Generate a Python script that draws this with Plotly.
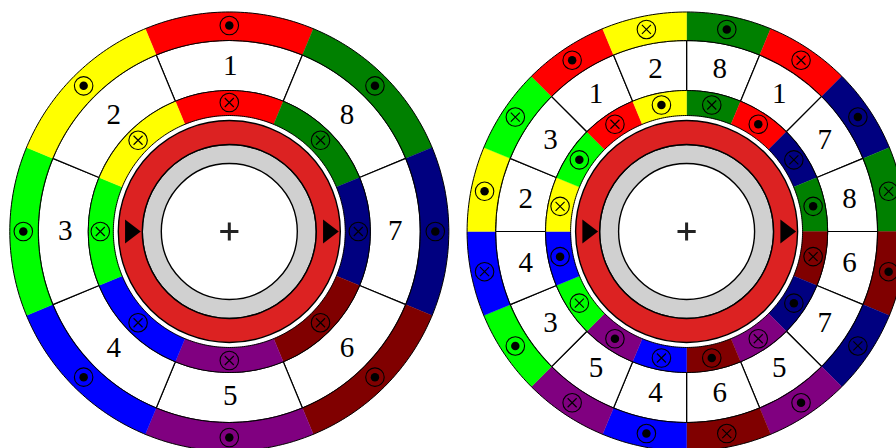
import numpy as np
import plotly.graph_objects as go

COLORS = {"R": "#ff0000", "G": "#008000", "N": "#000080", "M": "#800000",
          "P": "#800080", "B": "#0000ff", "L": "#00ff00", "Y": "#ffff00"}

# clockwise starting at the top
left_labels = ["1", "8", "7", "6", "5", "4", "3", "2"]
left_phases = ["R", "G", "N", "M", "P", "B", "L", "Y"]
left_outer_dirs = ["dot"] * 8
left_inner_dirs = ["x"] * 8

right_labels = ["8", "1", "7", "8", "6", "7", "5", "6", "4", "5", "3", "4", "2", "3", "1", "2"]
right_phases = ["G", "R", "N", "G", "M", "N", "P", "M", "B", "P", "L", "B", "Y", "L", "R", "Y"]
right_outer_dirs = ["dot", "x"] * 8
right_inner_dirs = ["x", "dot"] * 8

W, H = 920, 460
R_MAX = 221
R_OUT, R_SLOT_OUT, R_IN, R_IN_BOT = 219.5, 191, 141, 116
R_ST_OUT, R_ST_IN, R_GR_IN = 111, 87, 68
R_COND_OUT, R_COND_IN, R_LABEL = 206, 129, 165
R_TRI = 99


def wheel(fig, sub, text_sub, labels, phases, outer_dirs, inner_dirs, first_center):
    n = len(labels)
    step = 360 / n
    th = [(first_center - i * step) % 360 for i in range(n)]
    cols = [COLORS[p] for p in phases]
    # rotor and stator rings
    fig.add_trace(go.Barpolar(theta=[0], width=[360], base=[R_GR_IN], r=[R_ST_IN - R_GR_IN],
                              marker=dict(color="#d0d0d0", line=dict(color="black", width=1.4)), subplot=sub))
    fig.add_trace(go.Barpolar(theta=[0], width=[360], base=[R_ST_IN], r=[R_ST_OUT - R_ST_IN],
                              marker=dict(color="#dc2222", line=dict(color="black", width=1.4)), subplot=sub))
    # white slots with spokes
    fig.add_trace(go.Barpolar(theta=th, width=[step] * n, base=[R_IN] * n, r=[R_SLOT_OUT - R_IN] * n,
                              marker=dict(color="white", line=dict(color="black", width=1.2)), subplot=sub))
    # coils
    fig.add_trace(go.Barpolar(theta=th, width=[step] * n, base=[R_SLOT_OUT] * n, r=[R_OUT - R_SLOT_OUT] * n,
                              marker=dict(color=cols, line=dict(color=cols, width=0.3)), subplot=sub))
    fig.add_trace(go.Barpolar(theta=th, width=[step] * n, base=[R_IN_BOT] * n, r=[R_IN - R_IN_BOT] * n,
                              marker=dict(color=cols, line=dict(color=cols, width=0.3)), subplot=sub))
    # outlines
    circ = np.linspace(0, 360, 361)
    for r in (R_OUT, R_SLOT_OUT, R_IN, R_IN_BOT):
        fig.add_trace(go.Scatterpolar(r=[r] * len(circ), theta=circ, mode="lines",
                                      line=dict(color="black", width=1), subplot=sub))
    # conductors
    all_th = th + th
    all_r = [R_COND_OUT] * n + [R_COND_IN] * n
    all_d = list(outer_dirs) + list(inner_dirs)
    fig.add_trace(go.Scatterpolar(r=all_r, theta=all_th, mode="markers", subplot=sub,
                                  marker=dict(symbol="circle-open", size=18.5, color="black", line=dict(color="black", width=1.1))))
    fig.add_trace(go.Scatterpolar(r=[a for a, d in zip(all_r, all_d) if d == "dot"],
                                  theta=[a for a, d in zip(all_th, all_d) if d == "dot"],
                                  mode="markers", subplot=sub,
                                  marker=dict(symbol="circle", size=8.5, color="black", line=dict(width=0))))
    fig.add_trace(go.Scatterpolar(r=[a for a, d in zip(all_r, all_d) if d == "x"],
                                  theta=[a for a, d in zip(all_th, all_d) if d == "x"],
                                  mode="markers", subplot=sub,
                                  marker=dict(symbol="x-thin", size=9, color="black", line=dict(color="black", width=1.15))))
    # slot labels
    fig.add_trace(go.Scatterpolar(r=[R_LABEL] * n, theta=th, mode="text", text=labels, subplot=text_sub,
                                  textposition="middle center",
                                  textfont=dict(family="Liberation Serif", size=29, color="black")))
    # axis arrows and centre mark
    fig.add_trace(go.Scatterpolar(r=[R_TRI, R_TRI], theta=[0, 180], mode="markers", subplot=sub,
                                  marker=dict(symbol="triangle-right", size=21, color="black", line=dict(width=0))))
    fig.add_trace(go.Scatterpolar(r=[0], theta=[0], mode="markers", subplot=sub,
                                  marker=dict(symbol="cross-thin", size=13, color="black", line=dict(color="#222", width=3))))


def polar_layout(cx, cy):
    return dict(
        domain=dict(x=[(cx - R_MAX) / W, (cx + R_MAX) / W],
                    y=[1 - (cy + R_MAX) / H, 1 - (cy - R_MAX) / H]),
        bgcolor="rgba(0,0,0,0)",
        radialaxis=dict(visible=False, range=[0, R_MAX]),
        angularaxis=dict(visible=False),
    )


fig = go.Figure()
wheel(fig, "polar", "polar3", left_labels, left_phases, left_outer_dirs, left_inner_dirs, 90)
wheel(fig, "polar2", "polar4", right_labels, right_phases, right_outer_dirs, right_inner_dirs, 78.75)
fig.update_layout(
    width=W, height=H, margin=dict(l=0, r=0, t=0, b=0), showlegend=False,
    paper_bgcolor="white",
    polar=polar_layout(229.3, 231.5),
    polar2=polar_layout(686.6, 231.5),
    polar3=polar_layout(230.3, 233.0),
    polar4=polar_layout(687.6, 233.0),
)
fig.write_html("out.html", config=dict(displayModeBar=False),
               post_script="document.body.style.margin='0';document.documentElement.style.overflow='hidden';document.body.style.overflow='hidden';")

---------------

Task prompt | Every line above should be returned word for word, with the pictures left behind.

Output of the task |
Generate a Python script that draws this with Plotly.
import numpy as np
import plotly.graph_objects as go

COLORS = {"R": "#ff0000", "G": "#008000", "N": "#000080", "M": "#800000",
          "P": "#800080", "B": "#0000ff", "L": "#00ff00", "Y": "#ffff00"}

# clockwise starting at the top
left_labels = ["1", "8", "7", "6", "5", "4", "3", "2"]
left_phases = ["R", "G", "N", "M", "P", "B", "L", "Y"]
left_outer_dirs = ["dot"] * 8
left_inner_dirs = ["x"] * 8

right_labels = ["8", "1", "7", "8", "6", "7", "5", "6", "4", "5", "3", "4", "2", "3", "1", "2"]
right_phases = ["G", "R", "N", "G", "M", "N", "P", "M", "B", "P", "L", "B", "Y", "L", "R", "Y"]
right_outer_dirs = ["dot", "x"] * 8
right_inner_dirs = ["x", "dot"] * 8

W, H = 920, 460
R_MAX = 221
R_OUT, R_SLOT_OUT, R_IN, R_IN_BOT = 219.5, 191, 141, 116
R_ST_OUT, R_ST_IN, R_GR_IN = 111, 87, 68
R_COND_OUT, R_COND_IN, R_LABEL = 206, 129, 165
R_TRI = 99


def wheel(fig, sub, text_sub, labels, phases, outer_dirs, inner_dirs, first_center):
    n = len(labels)
    step = 360 / n
    th = [(first_center - i * step) % 360 for i in range(n)]
    cols = [COLORS[p] for p in phases]
    # rotor and stator rings
    fig.add_trace(go.Barpolar(theta=[0], width=[360], base=[R_GR_IN], r=[R_ST_IN - R_GR_IN],
                              marker=dict(color="#d0d0d0", line=dict(color="black", width=1.4)), subplot=sub))
    fig.add_trace(go.Barpolar(theta=[0], width=[360], base=[R_ST_IN], r=[R_ST_OUT - R_ST_IN],
                              marker=dict(color="#dc2222", line=dict(color="black", width=1.4)), subplot=sub))
    # white slots with spokes
    fig.add_trace(go.Barpolar(theta=th, width=[step] * n, base=[R_IN] * n, r=[R_SLOT_OUT - R_IN] * n,
                              marker=dict(color="white", line=dict(color="black", width=1.2)), subplot=sub))
    # coils
    fig.add_trace(go.Barpolar(theta=th, width=[step] * n, base=[R_SLOT_OUT] * n, r=[R_OUT - R_SLOT_OUT] * n,
                              marker=dict(color=cols, line=dict(color=cols, width=0.3)), subplot=sub))
    fig.add_trace(go.Barpolar(theta=th, width=[step] * n, base=[R_IN_BOT] * n, r=[R_IN - R_IN_BOT] * n,
                              marker=dict(color=cols, line=dict(color=cols, width=0.3)), subplot=sub))
    # outlines
    circ = np.linspace(0, 360, 361)
    for r in (R_OUT, R_SLOT_OUT, R_IN, R_IN_BOT):
        fig.add_trace(go.Scatterpolar(r=[r] * len(circ), theta=circ, mode="lines",
                                      line=dict(color="black", width=1), subplot=sub))
    # conductors
    all_th = th + th
    all_r = [R_COND_OUT] * n + [R_COND_IN] * n
    all_d = list(outer_dirs) + list(inner_dirs)
    fig.add_trace(go.Scatterpolar(r=all_r, theta=all_th, mode="markers", subplot=sub,
                                  marker=dict(symbol="circle-open", size=18.5, color="black", line=dict(color="black", width=1.1))))
    fig.add_trace(go.Scatterpolar(r=[a for a, d in zip(all_r, all_d) if d == "dot"],
                                  theta=[a for a, d in zip(all_th, all_d) if d == "dot"],
                                  mode="markers", subplot=sub,
                                  marker=dict(symbol="circle", size=8.5, color="black", line=dict(width=0))))
    fig.add_trace(go.Scatterpolar(r=[a for a, d in zip(all_r, all_d) if d == "x"],
                                  theta=[a for a, d in zip(all_th, all_d) if d == "x"],
                                  mode="markers", subplot=sub,
                                  marker=dict(symbol="x-thin", size=9, color="black", line=dict(color="black", width=1.15))))
    # slot labels
    fig.add_trace(go.Scatterpolar(r=[R_LABEL] * n, theta=th, mode="text", text=labels, subplot=text_sub,
                                  textposition="middle center",
                                  textfont=dict(family="Liberation Serif", size=29, color="black")))
    # axis arrows and centre mark
    fig.add_trace(go.Scatterpolar(r=[R_TRI, R_TRI], theta=[0, 180], mode="markers", subplot=sub,
                                  marker=dict(symbol="triangle-right", size=21, color="black", line=dict(width=0))))
    fig.add_trace(go.Scatterpolar(r=[0], theta=[0], mode="markers", subplot=sub,
                                  marker=dict(symbol="cross-thin", size=13, color="black", line=dict(color="#222", width=3))))


def polar_layout(cx, cy):
    return dict(
        domain=dict(x=[(cx - R_MAX) / W, (cx + R_MAX) / W],
                    y=[1 - (cy + R_MAX) / H, 1 - (cy - R_MAX) / H]),
        bgcolor="rgba(0,0,0,0)",
        radialaxis=dict(visible=False, range=[0, R_MAX]),
        angularaxis=dict(visible=False),
    )


fig = go.Figure()
wheel(fig, "polar", "polar3", left_labels, left_phases, left_outer_dirs, left_inner_dirs, 90)
wheel(fig, "polar2", "polar4", right_labels, right_phases, right_outer_dirs, right_inner_dirs, 78.75)
fig.update_layout(
    width=W, height=H, margin=dict(l=0, r=0, t=0, b=0), showlegend=False,
    paper_bgcolor="white",
    polar=polar_layout(229.3, 231.5),
    polar2=polar_layout(686.6, 231.5),
    polar3=polar_layout(230.3, 233.0),
    polar4=polar_layout(687.6, 233.0),
)
fig.write_html("out.html", config=dict(displayModeBar=False),
               post_script="document.body.style.margin='0';document.documentElement.style.overflow='hidden';document.body.style.overflow='hidden';")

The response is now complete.